_RECORDS SHOWN_:
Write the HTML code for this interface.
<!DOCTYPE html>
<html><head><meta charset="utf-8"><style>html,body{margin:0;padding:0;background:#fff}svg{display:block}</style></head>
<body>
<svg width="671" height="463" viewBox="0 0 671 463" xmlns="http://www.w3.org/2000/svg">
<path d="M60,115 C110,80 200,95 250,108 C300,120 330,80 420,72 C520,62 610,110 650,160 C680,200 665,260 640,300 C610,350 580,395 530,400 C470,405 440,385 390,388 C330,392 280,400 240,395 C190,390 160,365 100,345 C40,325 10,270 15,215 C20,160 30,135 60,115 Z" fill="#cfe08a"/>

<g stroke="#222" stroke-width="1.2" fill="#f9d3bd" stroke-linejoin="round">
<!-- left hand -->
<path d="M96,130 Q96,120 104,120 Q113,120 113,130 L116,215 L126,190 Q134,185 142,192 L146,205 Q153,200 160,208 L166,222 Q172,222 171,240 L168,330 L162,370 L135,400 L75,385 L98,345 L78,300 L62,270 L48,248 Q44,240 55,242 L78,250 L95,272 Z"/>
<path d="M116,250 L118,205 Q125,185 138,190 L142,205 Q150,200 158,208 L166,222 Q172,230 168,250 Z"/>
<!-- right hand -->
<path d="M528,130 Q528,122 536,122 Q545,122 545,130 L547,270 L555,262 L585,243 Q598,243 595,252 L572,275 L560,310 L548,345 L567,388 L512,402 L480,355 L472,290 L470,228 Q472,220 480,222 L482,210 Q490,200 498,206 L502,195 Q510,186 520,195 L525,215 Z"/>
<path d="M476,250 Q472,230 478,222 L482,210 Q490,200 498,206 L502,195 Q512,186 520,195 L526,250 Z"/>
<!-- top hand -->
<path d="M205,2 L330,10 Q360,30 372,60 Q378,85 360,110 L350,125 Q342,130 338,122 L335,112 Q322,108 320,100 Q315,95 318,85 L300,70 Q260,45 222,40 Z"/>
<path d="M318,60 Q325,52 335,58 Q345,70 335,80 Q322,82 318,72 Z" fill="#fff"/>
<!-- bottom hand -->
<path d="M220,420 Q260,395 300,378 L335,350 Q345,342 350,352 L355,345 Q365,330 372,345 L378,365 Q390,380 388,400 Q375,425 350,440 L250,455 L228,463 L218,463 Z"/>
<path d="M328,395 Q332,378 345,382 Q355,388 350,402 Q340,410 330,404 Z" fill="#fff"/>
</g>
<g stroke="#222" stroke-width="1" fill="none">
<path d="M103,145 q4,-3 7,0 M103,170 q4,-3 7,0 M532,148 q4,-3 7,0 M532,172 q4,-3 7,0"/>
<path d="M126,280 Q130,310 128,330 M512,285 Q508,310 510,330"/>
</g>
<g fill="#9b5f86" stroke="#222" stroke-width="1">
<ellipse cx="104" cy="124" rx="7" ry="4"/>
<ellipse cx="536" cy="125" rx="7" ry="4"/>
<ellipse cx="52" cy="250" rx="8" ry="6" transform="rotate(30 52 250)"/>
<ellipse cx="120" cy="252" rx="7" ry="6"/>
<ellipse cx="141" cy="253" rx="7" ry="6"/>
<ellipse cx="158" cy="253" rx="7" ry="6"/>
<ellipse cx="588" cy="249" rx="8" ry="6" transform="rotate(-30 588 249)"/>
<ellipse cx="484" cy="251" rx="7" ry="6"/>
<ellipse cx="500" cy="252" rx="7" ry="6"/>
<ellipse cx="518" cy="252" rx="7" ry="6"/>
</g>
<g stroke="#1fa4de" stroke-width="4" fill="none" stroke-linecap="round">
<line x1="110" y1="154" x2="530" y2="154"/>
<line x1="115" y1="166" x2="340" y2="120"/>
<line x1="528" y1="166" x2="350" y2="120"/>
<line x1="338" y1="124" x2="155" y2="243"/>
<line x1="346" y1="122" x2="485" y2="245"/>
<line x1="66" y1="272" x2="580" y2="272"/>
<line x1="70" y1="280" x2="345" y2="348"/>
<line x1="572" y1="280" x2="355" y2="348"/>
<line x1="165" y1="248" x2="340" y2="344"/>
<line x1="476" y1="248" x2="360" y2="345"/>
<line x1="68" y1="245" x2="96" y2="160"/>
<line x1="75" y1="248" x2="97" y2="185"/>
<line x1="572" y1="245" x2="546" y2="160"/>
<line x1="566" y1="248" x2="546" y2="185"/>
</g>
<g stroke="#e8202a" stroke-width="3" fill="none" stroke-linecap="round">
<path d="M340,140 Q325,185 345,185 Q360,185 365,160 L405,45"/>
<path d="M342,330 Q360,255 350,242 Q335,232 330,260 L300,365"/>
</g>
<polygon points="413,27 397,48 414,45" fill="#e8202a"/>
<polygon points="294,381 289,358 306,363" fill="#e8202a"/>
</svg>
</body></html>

--

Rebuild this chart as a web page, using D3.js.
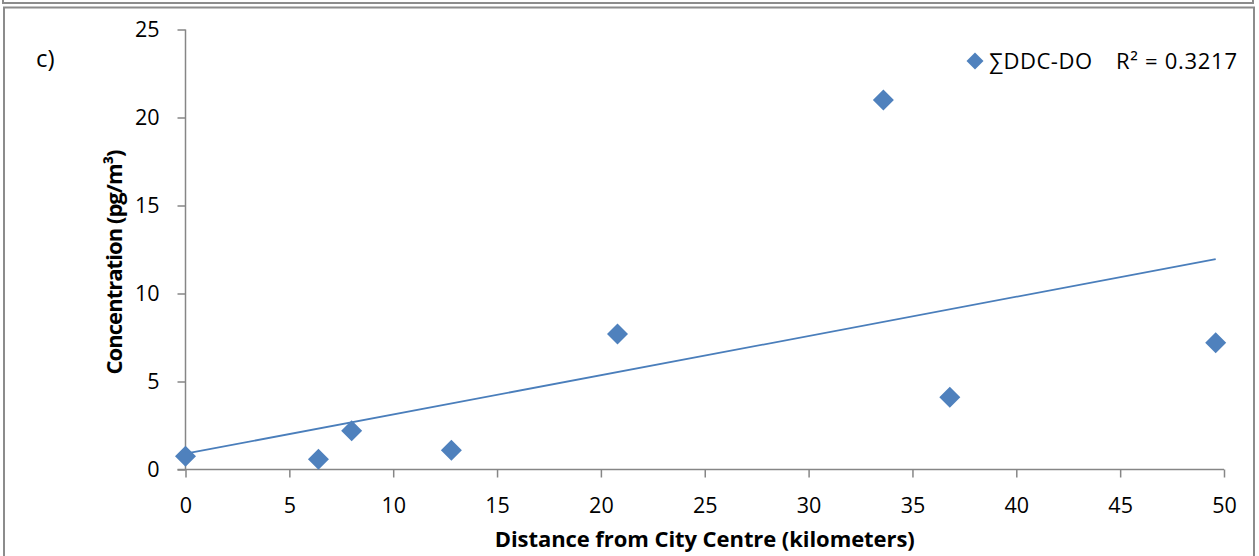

_PROBLEM DETAILS_: Look over the listing above. Pick out and copy every line that includes "this".

_EXERCISE RESPONSE_:
Write the HTML code for this interface.
Rebuild this chart as a web page, using D3.js.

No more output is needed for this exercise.